[Saved entries]
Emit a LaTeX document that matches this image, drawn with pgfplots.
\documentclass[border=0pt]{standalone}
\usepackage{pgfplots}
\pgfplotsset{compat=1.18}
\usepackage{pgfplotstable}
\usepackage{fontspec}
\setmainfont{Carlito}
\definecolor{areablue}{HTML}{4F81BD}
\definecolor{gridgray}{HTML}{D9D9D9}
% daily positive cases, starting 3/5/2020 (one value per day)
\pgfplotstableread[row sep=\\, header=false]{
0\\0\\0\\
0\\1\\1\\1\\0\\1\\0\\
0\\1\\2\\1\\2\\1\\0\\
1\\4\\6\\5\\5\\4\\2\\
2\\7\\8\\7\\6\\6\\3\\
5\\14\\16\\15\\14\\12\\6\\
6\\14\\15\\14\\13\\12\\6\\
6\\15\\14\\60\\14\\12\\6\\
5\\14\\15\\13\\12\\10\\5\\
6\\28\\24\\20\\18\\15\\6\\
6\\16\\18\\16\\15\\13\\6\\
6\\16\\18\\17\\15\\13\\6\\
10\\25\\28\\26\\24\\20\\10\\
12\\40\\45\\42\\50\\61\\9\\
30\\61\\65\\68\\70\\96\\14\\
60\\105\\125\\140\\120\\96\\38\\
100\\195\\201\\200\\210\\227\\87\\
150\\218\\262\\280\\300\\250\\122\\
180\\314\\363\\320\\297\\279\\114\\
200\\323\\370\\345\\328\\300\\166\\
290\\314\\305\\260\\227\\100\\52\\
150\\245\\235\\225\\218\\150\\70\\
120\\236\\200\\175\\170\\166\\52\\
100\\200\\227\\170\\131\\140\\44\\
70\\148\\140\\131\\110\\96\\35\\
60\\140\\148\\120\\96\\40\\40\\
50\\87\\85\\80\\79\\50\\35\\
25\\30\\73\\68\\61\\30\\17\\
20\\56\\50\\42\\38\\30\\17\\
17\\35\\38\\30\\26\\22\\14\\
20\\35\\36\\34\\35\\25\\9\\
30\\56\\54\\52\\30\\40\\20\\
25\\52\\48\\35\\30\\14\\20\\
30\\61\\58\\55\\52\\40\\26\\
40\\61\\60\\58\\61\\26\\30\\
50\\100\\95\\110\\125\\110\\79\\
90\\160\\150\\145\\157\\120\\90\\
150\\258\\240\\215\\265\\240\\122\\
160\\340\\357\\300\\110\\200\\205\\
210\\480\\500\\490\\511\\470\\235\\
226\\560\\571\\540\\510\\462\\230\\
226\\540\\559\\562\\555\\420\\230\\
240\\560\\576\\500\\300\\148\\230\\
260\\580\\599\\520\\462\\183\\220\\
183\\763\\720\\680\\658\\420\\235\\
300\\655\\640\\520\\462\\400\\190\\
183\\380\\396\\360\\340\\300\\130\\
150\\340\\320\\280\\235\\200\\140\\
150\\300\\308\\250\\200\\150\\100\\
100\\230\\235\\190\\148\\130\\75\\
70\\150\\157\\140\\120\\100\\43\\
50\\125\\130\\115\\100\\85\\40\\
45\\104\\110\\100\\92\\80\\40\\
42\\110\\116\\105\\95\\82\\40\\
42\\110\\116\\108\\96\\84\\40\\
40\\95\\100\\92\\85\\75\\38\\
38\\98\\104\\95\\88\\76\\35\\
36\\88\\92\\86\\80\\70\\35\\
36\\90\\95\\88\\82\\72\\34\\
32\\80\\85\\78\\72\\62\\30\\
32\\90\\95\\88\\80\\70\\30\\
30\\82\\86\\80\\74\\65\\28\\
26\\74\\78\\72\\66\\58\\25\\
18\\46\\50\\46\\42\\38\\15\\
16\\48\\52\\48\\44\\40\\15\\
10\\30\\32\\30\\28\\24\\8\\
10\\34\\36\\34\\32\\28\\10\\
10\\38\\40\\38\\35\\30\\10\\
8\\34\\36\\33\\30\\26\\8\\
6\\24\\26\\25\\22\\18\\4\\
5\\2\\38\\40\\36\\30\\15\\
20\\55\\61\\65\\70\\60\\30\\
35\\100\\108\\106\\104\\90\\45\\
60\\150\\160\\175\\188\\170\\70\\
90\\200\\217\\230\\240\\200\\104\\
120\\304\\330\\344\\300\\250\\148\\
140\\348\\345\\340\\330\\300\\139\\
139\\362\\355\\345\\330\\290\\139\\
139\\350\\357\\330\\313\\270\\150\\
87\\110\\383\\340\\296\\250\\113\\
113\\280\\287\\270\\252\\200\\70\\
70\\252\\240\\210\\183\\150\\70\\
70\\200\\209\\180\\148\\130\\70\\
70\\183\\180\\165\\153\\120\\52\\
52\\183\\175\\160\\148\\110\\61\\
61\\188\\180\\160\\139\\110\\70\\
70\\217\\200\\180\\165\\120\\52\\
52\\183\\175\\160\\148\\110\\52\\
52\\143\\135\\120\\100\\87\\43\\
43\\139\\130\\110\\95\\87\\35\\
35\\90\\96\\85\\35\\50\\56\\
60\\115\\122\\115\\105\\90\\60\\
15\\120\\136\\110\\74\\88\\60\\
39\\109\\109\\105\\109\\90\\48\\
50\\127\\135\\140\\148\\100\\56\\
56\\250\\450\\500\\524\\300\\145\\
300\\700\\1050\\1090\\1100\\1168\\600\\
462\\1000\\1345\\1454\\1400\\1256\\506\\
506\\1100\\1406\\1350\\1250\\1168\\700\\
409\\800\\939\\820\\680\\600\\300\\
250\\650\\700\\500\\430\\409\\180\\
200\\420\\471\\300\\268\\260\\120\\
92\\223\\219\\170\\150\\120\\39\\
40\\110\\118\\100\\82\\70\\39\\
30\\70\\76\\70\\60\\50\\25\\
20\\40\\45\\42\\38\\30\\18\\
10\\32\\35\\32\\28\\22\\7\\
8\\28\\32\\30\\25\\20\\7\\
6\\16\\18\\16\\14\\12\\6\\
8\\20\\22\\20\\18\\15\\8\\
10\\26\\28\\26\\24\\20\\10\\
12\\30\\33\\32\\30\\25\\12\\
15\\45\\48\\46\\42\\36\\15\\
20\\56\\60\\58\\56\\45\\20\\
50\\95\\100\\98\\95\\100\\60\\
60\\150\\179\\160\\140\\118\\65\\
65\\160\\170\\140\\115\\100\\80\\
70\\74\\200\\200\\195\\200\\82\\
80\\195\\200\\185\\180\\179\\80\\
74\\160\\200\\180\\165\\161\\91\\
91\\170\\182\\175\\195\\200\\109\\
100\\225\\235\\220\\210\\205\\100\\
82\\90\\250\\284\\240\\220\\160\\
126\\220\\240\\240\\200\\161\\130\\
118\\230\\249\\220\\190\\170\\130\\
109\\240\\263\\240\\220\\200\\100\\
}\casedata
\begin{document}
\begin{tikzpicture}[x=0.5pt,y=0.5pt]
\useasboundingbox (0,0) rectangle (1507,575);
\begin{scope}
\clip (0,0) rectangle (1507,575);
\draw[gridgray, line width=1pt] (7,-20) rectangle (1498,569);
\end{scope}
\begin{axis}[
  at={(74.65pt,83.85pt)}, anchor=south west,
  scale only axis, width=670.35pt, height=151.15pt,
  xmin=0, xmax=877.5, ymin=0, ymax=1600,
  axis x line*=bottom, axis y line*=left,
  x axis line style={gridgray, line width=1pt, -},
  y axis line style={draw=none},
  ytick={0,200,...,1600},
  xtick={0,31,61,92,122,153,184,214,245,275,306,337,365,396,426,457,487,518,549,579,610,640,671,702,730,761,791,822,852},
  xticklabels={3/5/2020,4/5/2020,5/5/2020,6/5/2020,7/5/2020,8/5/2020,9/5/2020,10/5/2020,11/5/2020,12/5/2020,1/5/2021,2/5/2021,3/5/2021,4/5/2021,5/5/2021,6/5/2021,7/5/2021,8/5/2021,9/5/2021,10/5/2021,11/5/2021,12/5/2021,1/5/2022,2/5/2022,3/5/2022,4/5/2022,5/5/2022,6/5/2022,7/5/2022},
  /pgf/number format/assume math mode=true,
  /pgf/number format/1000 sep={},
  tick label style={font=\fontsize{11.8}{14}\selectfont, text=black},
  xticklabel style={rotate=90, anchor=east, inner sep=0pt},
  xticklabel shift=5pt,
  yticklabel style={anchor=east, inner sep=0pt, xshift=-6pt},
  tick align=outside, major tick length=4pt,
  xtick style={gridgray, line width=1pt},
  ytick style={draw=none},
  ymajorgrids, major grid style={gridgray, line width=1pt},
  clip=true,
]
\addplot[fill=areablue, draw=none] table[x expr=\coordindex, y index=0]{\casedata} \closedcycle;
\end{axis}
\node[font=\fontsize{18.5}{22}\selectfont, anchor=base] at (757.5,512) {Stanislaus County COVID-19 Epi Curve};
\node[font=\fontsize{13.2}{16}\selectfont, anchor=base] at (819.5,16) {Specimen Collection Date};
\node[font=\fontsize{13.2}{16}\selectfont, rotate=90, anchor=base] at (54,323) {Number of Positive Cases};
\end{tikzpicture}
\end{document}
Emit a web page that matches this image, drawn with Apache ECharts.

Exercise prompt:
A line counts if it holds the word "Emit". Work out how many lines in the listing count, and give only that number.

Complete answer:
2